SOURCE EXCERPT –
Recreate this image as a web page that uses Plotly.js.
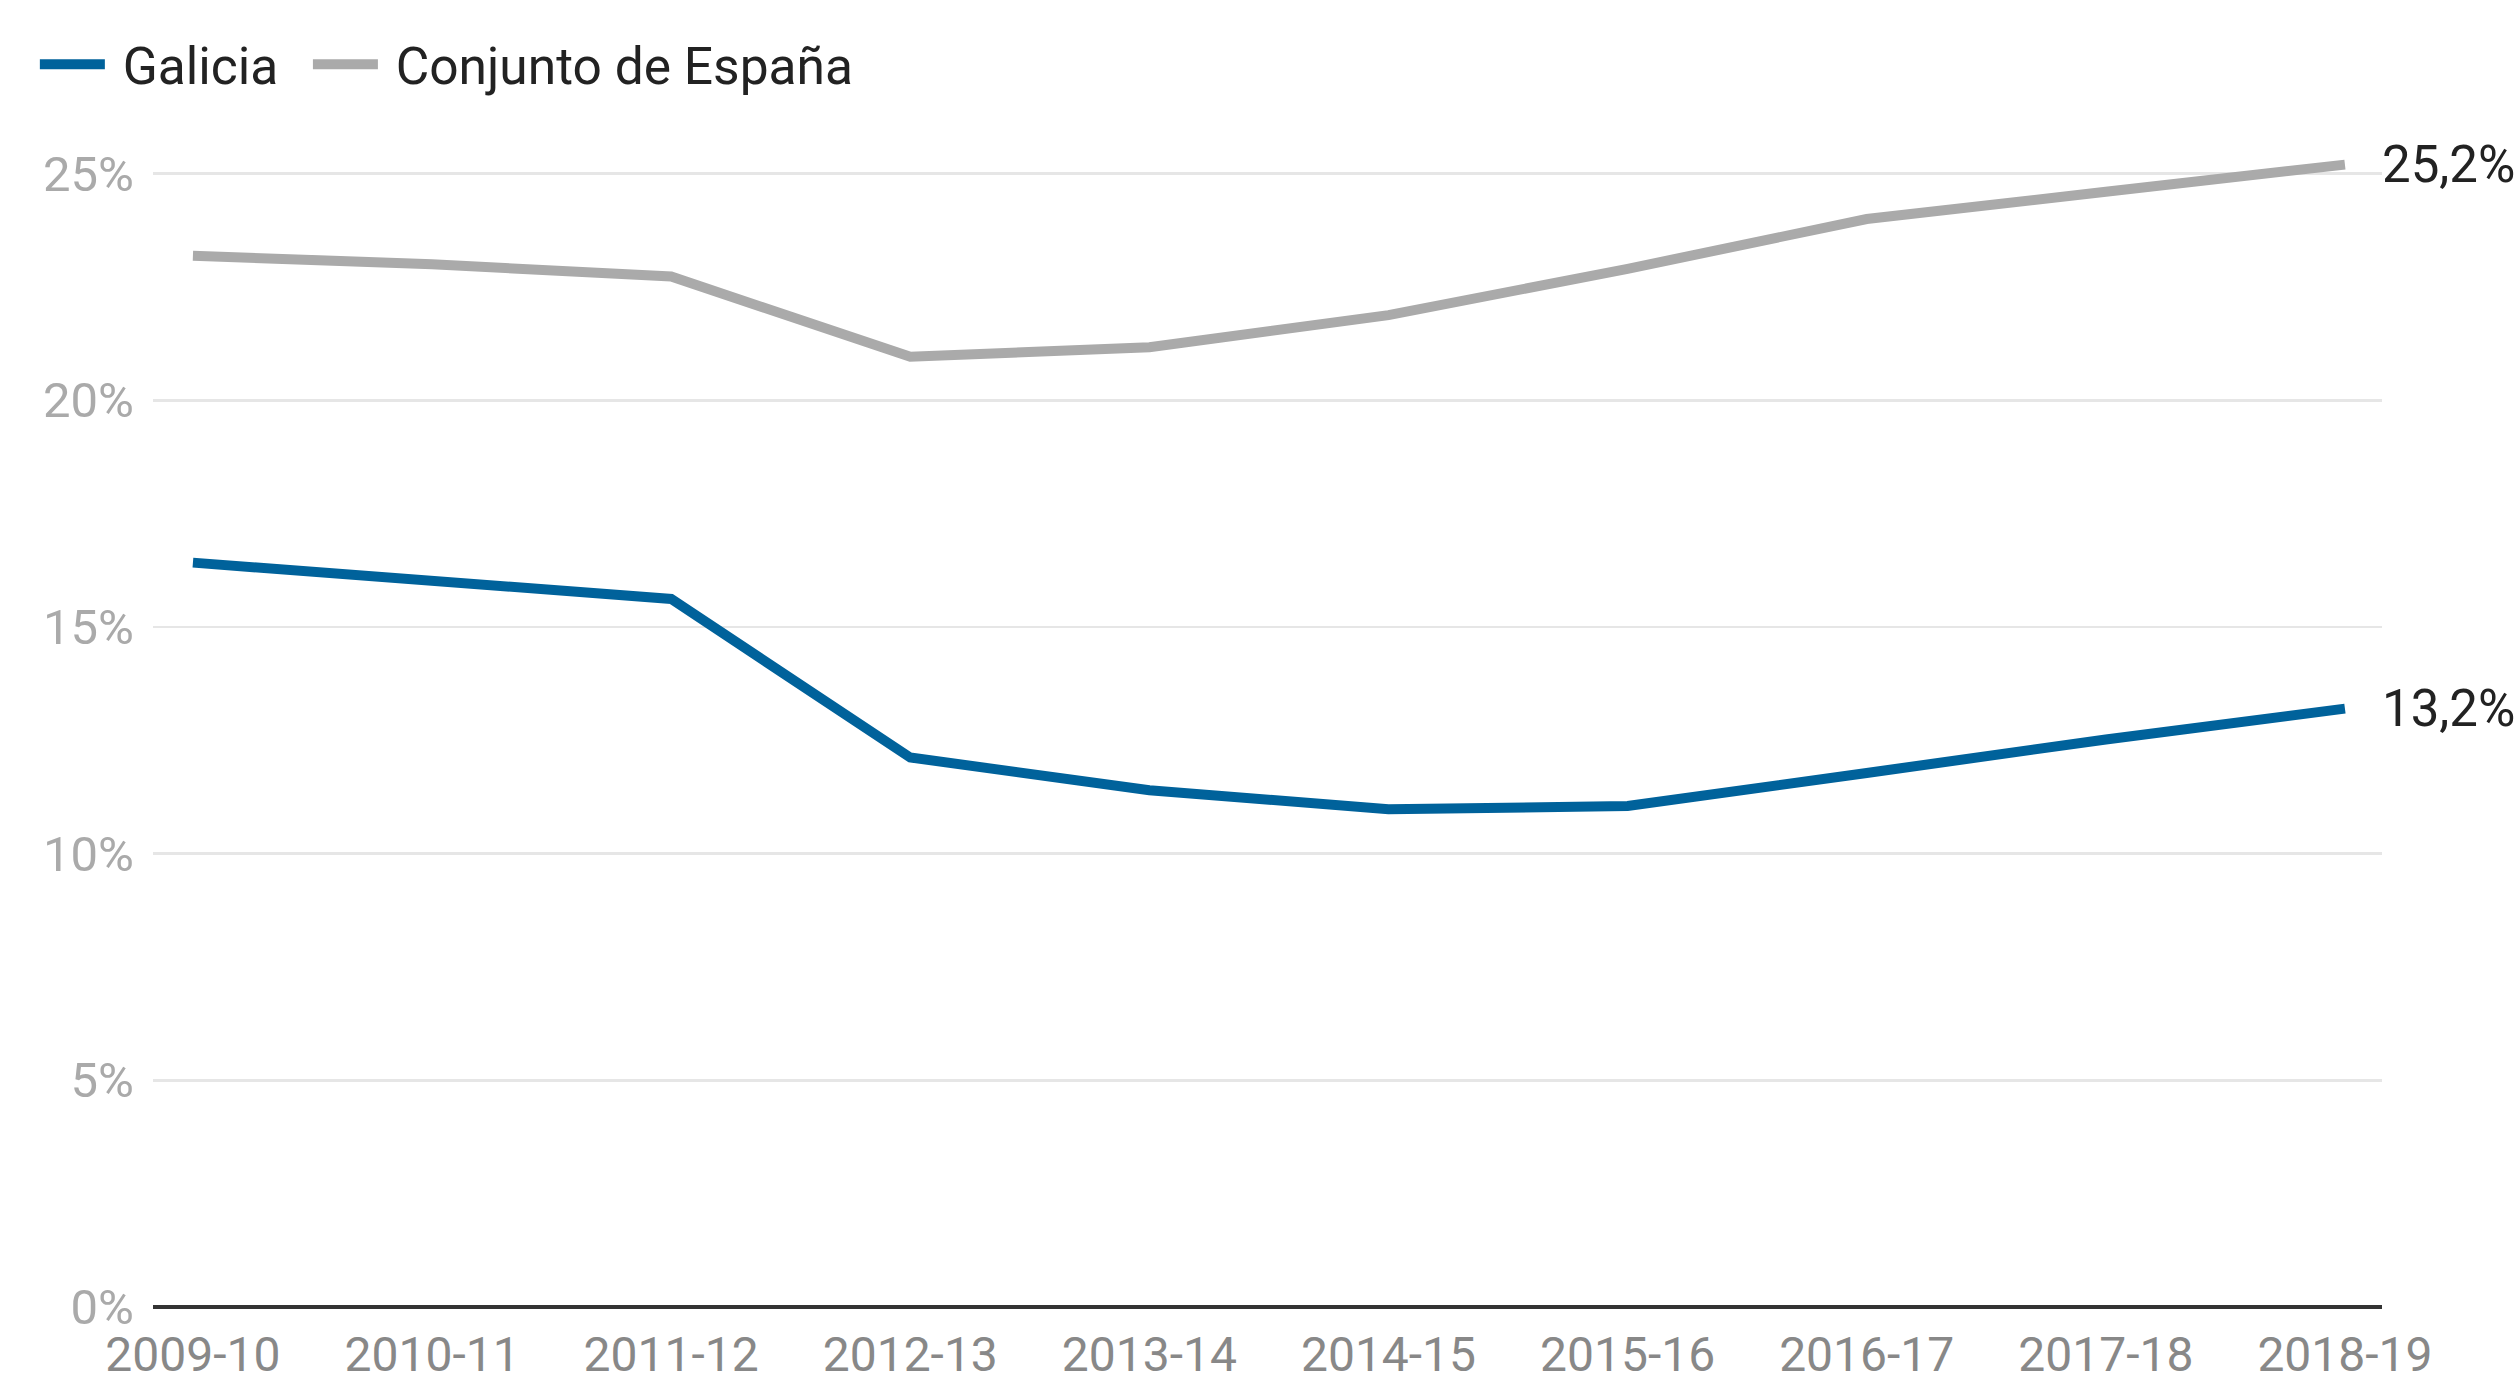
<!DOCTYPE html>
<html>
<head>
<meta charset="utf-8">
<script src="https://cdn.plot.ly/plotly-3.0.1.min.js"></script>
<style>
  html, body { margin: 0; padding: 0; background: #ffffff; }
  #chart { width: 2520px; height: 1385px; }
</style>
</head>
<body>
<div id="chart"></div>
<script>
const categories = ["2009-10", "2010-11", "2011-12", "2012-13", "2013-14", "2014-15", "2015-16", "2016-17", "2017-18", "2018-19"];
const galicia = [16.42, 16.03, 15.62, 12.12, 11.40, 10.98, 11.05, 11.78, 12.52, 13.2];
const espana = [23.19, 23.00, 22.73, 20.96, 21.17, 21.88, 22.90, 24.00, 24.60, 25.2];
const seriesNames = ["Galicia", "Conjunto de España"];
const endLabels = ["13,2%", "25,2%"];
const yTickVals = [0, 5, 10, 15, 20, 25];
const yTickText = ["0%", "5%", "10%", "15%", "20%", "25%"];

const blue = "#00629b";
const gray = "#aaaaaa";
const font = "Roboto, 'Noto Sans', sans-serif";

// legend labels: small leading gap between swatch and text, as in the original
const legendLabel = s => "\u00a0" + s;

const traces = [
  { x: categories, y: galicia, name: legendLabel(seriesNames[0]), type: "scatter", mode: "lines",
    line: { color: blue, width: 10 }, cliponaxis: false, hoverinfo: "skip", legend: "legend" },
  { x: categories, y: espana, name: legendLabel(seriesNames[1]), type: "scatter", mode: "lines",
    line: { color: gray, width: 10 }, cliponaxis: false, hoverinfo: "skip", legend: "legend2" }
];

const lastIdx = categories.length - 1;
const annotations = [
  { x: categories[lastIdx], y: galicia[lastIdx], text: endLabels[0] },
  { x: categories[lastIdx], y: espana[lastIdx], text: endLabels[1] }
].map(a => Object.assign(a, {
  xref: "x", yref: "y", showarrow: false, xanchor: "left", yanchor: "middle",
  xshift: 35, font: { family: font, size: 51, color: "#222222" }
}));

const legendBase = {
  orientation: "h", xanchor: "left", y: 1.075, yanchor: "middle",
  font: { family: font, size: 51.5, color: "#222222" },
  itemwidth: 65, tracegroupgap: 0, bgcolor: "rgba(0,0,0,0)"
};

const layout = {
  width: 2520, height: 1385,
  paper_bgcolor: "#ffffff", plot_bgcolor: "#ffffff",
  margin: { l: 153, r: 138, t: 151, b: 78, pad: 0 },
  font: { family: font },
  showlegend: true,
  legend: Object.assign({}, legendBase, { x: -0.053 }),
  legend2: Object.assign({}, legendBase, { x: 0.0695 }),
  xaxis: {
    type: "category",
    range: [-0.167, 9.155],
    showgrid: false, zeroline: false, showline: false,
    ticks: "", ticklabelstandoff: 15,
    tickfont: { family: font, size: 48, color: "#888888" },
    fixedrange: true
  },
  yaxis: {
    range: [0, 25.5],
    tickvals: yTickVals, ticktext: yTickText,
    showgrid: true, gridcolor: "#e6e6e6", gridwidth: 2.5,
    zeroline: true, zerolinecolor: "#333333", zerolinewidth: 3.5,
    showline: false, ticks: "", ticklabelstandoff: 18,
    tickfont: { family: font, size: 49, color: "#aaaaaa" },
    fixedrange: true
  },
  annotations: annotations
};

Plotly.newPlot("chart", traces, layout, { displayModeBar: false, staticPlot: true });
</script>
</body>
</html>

STATED PROBLEM – Repeat the material above verbatim. Leave the pictures behind.

WORKED SOLUTION –
Recreate this image as a web page that uses Plotly.js.
<!DOCTYPE html>
<html>
<head>
<meta charset="utf-8">
<script src="https://cdn.plot.ly/plotly-3.0.1.min.js"></script>
<style>
  html, body { margin: 0; padding: 0; background: #ffffff; }
  #chart { width: 2520px; height: 1385px; }
</style>
</head>
<body>
<div id="chart"></div>
<script>
const categories = ["2009-10", "2010-11", "2011-12", "2012-13", "2013-14", "2014-15", "2015-16", "2016-17", "2017-18", "2018-19"];
const galicia = [16.42, 16.03, 15.62, 12.12, 11.40, 10.98, 11.05, 11.78, 12.52, 13.2];
const espana = [23.19, 23.00, 22.73, 20.96, 21.17, 21.88, 22.90, 24.00, 24.60, 25.2];
const seriesNames = ["Galicia", "Conjunto de España"];
const endLabels = ["13,2%", "25,2%"];
const yTickVals = [0, 5, 10, 15, 20, 25];
const yTickText = ["0%", "5%", "10%", "15%", "20%", "25%"];

const blue = "#00629b";
const gray = "#aaaaaa";
const font = "Roboto, 'Noto Sans', sans-serif";

// legend labels: small leading gap between swatch and text, as in the original
const legendLabel = s => "\u00a0" + s;

const traces = [
  { x: categories, y: galicia, name: legendLabel(seriesNames[0]), type: "scatter", mode: "lines",
    line: { color: blue, width: 10 }, cliponaxis: false, hoverinfo: "skip", legend: "legend" },
  { x: categories, y: espana, name: legendLabel(seriesNames[1]), type: "scatter", mode: "lines",
    line: { color: gray, width: 10 }, cliponaxis: false, hoverinfo: "skip", legend: "legend2" }
];

const lastIdx = categories.length - 1;
const annotations = [
  { x: categories[lastIdx], y: galicia[lastIdx], text: endLabels[0] },
  { x: categories[lastIdx], y: espana[lastIdx], text: endLabels[1] }
].map(a => Object.assign(a, {
  xref: "x", yref: "y", showarrow: false, xanchor: "left", yanchor: "middle",
  xshift: 35, font: { family: font, size: 51, color: "#222222" }
}));

const legendBase = {
  orientation: "h", xanchor: "left", y: 1.075, yanchor: "middle",
  font: { family: font, size: 51.5, color: "#222222" },
  itemwidth: 65, tracegroupgap: 0, bgcolor: "rgba(0,0,0,0)"
};

const layout = {
  width: 2520, height: 1385,
  paper_bgcolor: "#ffffff", plot_bgcolor: "#ffffff",
  margin: { l: 153, r: 138, t: 151, b: 78, pad: 0 },
  font: { family: font },
  showlegend: true,
  legend: Object.assign({}, legendBase, { x: -0.053 }),
  legend2: Object.assign({}, legendBase, { x: 0.0695 }),
  xaxis: {
    type: "category",
    range: [-0.167, 9.155],
    showgrid: false, zeroline: false, showline: false,
    ticks: "", ticklabelstandoff: 15,
    tickfont: { family: font, size: 48, color: "#888888" },
    fixedrange: true
  },
  yaxis: {
    range: [0, 25.5],
    tickvals: yTickVals, ticktext: yTickText,
    showgrid: true, gridcolor: "#e6e6e6", gridwidth: 2.5,
    zeroline: true, zerolinecolor: "#333333", zerolinewidth: 3.5,
    showline: false, ticks: "", ticklabelstandoff: 18,
    tickfont: { family: font, size: 49, color: "#aaaaaa" },
    fixedrange: true
  },
  annotations: annotations
};

Plotly.newPlot("chart", traces, layout, { displayModeBar: false, staticPlot: true });
</script>
</body>
</html>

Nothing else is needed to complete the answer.